Mount Mitchell and the Black Mountains: An Environmental History of the Highest Peaks in Eastern America

Silver, Timothy | from Multimedia Library Collection:
Books & Profiles

Silver, Timothy. Mount Mitchell and the Black Mountains: An Environmental History of the Highest Peaks in Eastern America. Chapel Hill: University of North Carolina Press, 2003.

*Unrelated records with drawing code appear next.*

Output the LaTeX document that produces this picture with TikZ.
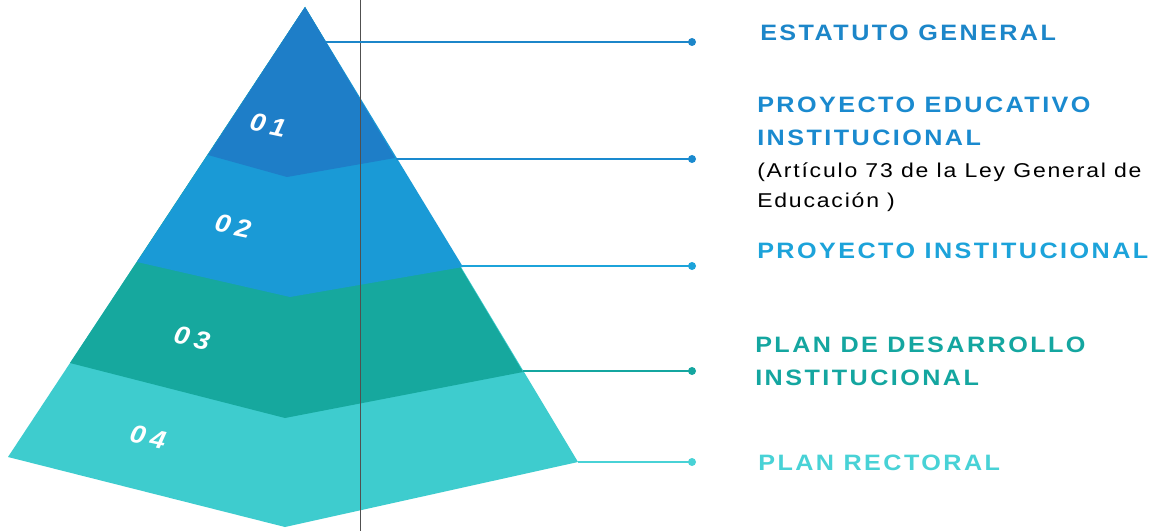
\documentclass[tikz,border=0pt]{standalone}
\usepackage{fontspec}
\setmainfont{Liberation Sans}
\usepackage{tikz}
\usetikzlibrary{positioning}

\definecolor{capa1}{RGB}{30,126,200}
\definecolor{capa2}{RGB}{26,154,214}
\definecolor{capa3}{RGB}{22,168,158}
\definecolor{capa4}{RGB}{62,204,206}
\definecolor{tx1}{RGB}{28,134,201}
\definecolor{tx2}{RGB}{26,138,207}
\definecolor{tx3}{RGB}{28,163,218}
\definecolor{tx4}{RGB}{20,166,160}
\definecolor{tx5}{RGB}{72,210,214}
\definecolor{guia}{RGB}{80,80,80}

\tikzset{
  titulo/.style={anchor=north west,inner sep=0pt,align=left,
    font=\fontsize{16.7}{24.75}\selectfont\bfseries\addfontfeature{FakeStretch=1.13,LetterSpace=11}},
  nota/.style={anchor=north west,inner sep=0pt,align=left,text=black,
    font=\fontsize{15}{22.5}\selectfont\addfontfeature{FakeStretch=1.15,LetterSpace=9}},
  numero/.style={text=white,inner sep=0pt,rotate=-12,
    font=\fontsize{19}{19}\selectfont\bfseries\itshape\addfontfeature{FakeStretch=1.1,LetterSpace=20}},
  punto/.style={circle,fill,inner sep=0pt,minimum size=6pt},
}

\begin{document}
\begin{tikzpicture}[x=0.75pt,y=-0.75pt]
\useasboundingbox (0,0) rectangle (1167,531);
\fill[white] (0,0) rectangle (1167,531);

% piramide: base completa y capas superpuestas desde abajo
\coordinate (cima) at (305,7);
\fill[capa4] (cima) -- (8,457) -- (285,527) -- (578,462) -- cycle;
\foreach \col/\izq/\med/\der in {capa3/{70,363}/{285,418}/{523,372},
    capa2/{137,262}/{290,297}/{463,267},
    capa1/{208,155}/{287,177}/{395,158}}
  \fill[\col] (cima) -- (\izq) -- (\med) -- (\der) -- cycle;

\node[numero] (n1) at (268,125) {01};
\node[numero] (n2) at (233,226) {02};
\node[numero] (n3) at (192,338) {03};
\node[numero] (n4) at (148,437) {04};

% linea vertical
\draw[guia,line width=0.6pt] (360,0) -- (360,531);

% guias hacia los rotulos
\foreach \i/\xb/\y/\col in {1/326/42/tx1, 2/396/159/tx2, 3/460/266/tx3,
    4/523/371/tx4, 5/578/462/tx5}{
  \coordinate (b\i) at (\xb,\y);
  \node[punto,\col] (d\i) at (692,\y) {};
  \draw[\col,line width=0.9pt] (b\i) -- (d\i.center);}

\node[titulo,text=tx1] (l1) at (760,25) {ESTATUTO GENERAL};
\node[titulo,text=tx2] (l2) at (757,97) {PROYECTO EDUCATIVO\\INSTITUCIONAL};
\node[nota,below=12pt of l2.south west,anchor=north west] (l2n)
  {(Artículo 73 de la Ley General de\\Educación )};
\node[titulo,text=tx3] (l3) at (757,243) {PROYECTO INSTITUCIONAL};
\node[titulo,text=tx4] (l4) at (755,337) {PLAN DE DESARROLLO\\INSTITUCIONAL};
\node[titulo,text=tx5] (l5) at (758,455) {PLAN RECTORAL};
\end{tikzpicture}
\end{document}
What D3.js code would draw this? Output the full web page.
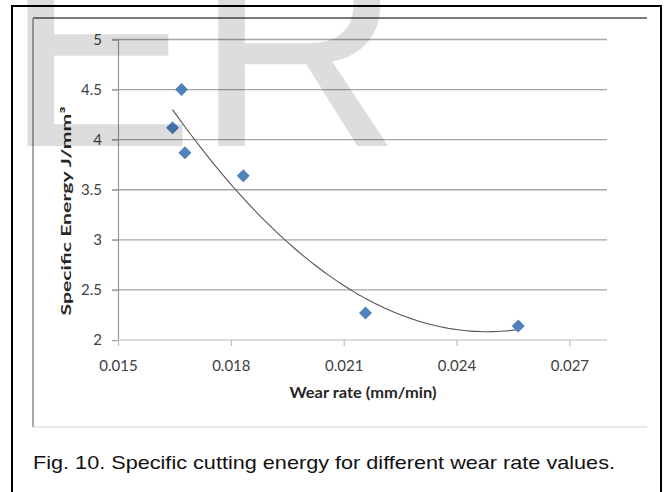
<!DOCTYPE html>
<html>
<head>
<meta charset="utf-8">
<script src="https://cdn.jsdelivr.net/npm/d3@7"></script>
<style>
  body { margin: 0; background: #fff; }
  svg { display: block; }
  .tick text { font-family: Lato, "Open Sans", sans-serif; font-size: 15px; fill: #404040; }
</style>
</head>
<body>
<div id="chart-area"></div>
<script>
// wear rate (mm/min) vs specific cutting energy (J/mm3)
const wearRate = [0.01645, 0.01669, 0.01678, 0.01833, 0.02158, 0.02564];
const specificEnergy = [4.12, 4.50, 3.87, 3.64, 2.27, 2.14];

const xTicks = [0.015, 0.018, 0.021, 0.024, 0.027];
const yTicks = [2, 2.5, 3, 3.5, 4, 4.5, 5];

const W = 664, H = 492;

const svg = d3.select('#chart-area').append('svg')
  .attr('width', W)
  .attr('height', H);

svg.append('rect').attr('width', W).attr('height', H).attr('fill', '#fff');

// outer black frame (no bottom edge visible)
svg.append('path')
  .attr('d', 'M12,492 L12,6 L661,6 L661,492')
  .attr('fill', 'none')
  .attr('stroke', '#000')
  .attr('stroke-width', 2);

// chart area frame
svg.append('line').attr('x1', 33).attr('x2', 647).attr('y1', 18).attr('y2', 18)
  .attr('stroke', '#7a7a7a').attr('stroke-width', 2.2);
svg.append('line').attr('x1', 33).attr('x2', 33).attr('y1', 18).attr('y2', 427)
  .attr('stroke', '#a8a8a8').attr('stroke-width', 2);
svg.append('line').attr('x1', 33).attr('x2', 647).attr('y1', 427).attr('y2', 427)
  .attr('stroke', '#e0e0e0').attr('stroke-width', 1.5);

// scales
const x = d3.scaleLinear().domain([0.015, 0.028]).range([118, 607]);
const y = d3.scaleLinear().domain([2, 5]).range([340, 39.5]);

// gridlines
svg.append('g')
  .selectAll('line')
  .data(yTicks.filter(d => d > 2))
  .enter().append('line')
    .attr('x1', x(0.015) - 6)
    .attr('x2', x(0.028))
    .attr('y1', d => y(d))
    .attr('y2', d => y(d))
    .attr('stroke', '#a6a6a6')
    .attr('stroke-width', 1.4);

// y axis
const yAxisCall = d3.axisLeft(y)
  .tickValues(yTicks)
  .tickSize(6)
  .tickPadding(10)
  .tickFormat(d3.format('~g'));
const yAxisGroup = svg.append('g')
  .attr('transform', `translate(${x(0.015)},0)`)
  .call(yAxisCall);
yAxisGroup.select('.domain').attr('stroke', '#999').attr('stroke-width', 1.2);
yAxisGroup.selectAll('.tick line').attr('stroke', '#a6a6a6').attr('stroke-width', 1.4);

// x axis
const xAxisCall = d3.axisBottom(x)
  .tickValues(xTicks)
  .tickSize(6)
  .tickPadding(14)
  .tickFormat(d3.format('.3f'));
const xAxisGroup = svg.append('g')
  .attr('transform', `translate(0,${y(2)})`)
  .call(xAxisCall);
xAxisGroup.select('.domain')
  .attr('d', `M${x(0.015)},0H${x(0.028)}`)
  .attr('stroke', '#d0d0d0').attr('stroke-width', 1.6);
xAxisGroup.selectAll('.tick line').attr('stroke', '#bdbdbd').attr('stroke-width', 1.2);

// axis titles
svg.append('text')
  .attr('x', 363)
  .attr('y', 398)
  .attr('text-anchor', 'middle')
  .attr('font-family', 'Lato, sans-serif')
  .attr('font-weight', 'bold')
  .attr('font-size', '15px')
  .attr('textLength', 147)
  .attr('lengthAdjust', 'spacingAndGlyphs')
  .attr('fill', '#262626')
  .text('Wear rate (mm/min)');

svg.append('text')
  .attr('transform', 'translate(71,211) rotate(-90)')
  .attr('text-anchor', 'middle')
  .attr('font-family', 'Lato, sans-serif')
  .attr('font-weight', 'bold')
  .attr('font-size', '14px')
  .attr('textLength', 209)
  .attr('lengthAdjust', 'spacingAndGlyphs')
  .attr('fill', '#262626')
  .text('Specific Energy J/mm³');

// polynomial (order 2) trendline, least squares on the points
const x0 = 0.015, k = 1000;
const us = wearRate.map(v => (v - x0) * k);
const S = [0, 0, 0, 0, 0], T = [0, 0, 0];
us.forEach((u, i) => {
  for (let p = 0; p < 5; p++) S[p] += Math.pow(u, p);
  for (let p = 0; p < 3; p++) T[p] += Math.pow(u, p) * specificEnergy[i];
});
function solve3(M, b) {
  const det = m => m[0][0] * (m[1][1] * m[2][2] - m[1][2] * m[2][1])
    - m[0][1] * (m[1][0] * m[2][2] - m[1][2] * m[2][0])
    + m[0][2] * (m[1][0] * m[2][1] - m[1][1] * m[2][0]);
  const D = det(M);
  return [0, 1, 2].map(c => det(M.map((row, r) => row.map((v, j) => j === c ? b[r] : v))) / D);
}
const coef = solve3([[S[0], S[1], S[2]], [S[1], S[2], S[3]], [S[2], S[3], S[4]]], T);
const fit = v => { const u = (v - x0) * k; return coef[0] + coef[1] * u + coef[2] * u * u; };

const xmin = d3.min(wearRate), xmax = d3.max(wearRate);
const trend = d3.range(0, 81).map(i => xmin + (xmax - xmin) * i / 80);
svg.append('path')
  .datum(trend)
  .attr('fill', 'none')
  .attr('stroke', '#555')
  .attr('stroke-width', 1.1)
  .attr('d', d3.line().x(d => x(d)).y(d => y(fit(d))));

// points
const side = 9.2;
svg.append('g')
  .selectAll('rect')
  .data(wearRate)
  .enter().append('rect')
    .attr('x', -side / 2)
    .attr('y', -side / 2)
    .attr('width', side)
    .attr('height', side)
    .attr('fill', '#4f81bd')
    .attr('transform', (d, i) => `translate(${x(d)},${y(specificEnergy[i])}) rotate(45)`);

// caption
svg.append('text')
  .attr('x', 33)
  .attr('y', 469)
  .attr('font-family', '"Liberation Sans", Arial, sans-serif')
  .attr('font-size', '19px')
  .attr('textLength', 582)
  .attr('lengthAdjust', 'spacingAndGlyphs')
  .attr('fill', '#111')
  .text('Fig. 10. Specific cutting energy for different wear rate values.');

// watermark
svg.append('text')
  .attr('x', 4)
  .attr('y', 146)
  .attr('font-family', '"Liberation Sans", Arial, sans-serif')
  .attr('font-size', '286px')
  .attr('fill', '#000')
  .attr('fill-opacity', 0.135)
  .text('ER');
</script>
</body>
</html>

Timothy Silver explores the long and complicated history of the Black Mountains, drawing on both the historical record and his experience as a backpacker and fly fisherman. He chronicles the geological and environmental forces that created this intriguing landscape, then traces its history of environmental change and human intervention from the days of Indian-European contact to today. Among the many tales Silver recounts is that of Elisha Mitchell, the renowned geologist and University of North Carolina professor for whom Mount Mitchell is named, who fell to his death there in 1857. But nature’s stories—of forest fires, chestnut blight, competition among plants and animals, insect invasions, and, most recently, airborne toxins and acid rain—are also part of Silver’s narrative, making it the first history of the Appalachians in which the natural world gets equal time with human history. It is only by understanding the dynamic between these two forces, Silver says, that we can begin to protect the Black Mountains for future generations. — University of North Carolina Press website.

Timothy Silver is Professor of History at Appalachian State University in Boone, North Carolina. His previous publications include A New Face on the Countryside: Indians, Colonists, and Slaves in South Atlantic Forests, 1500-1800.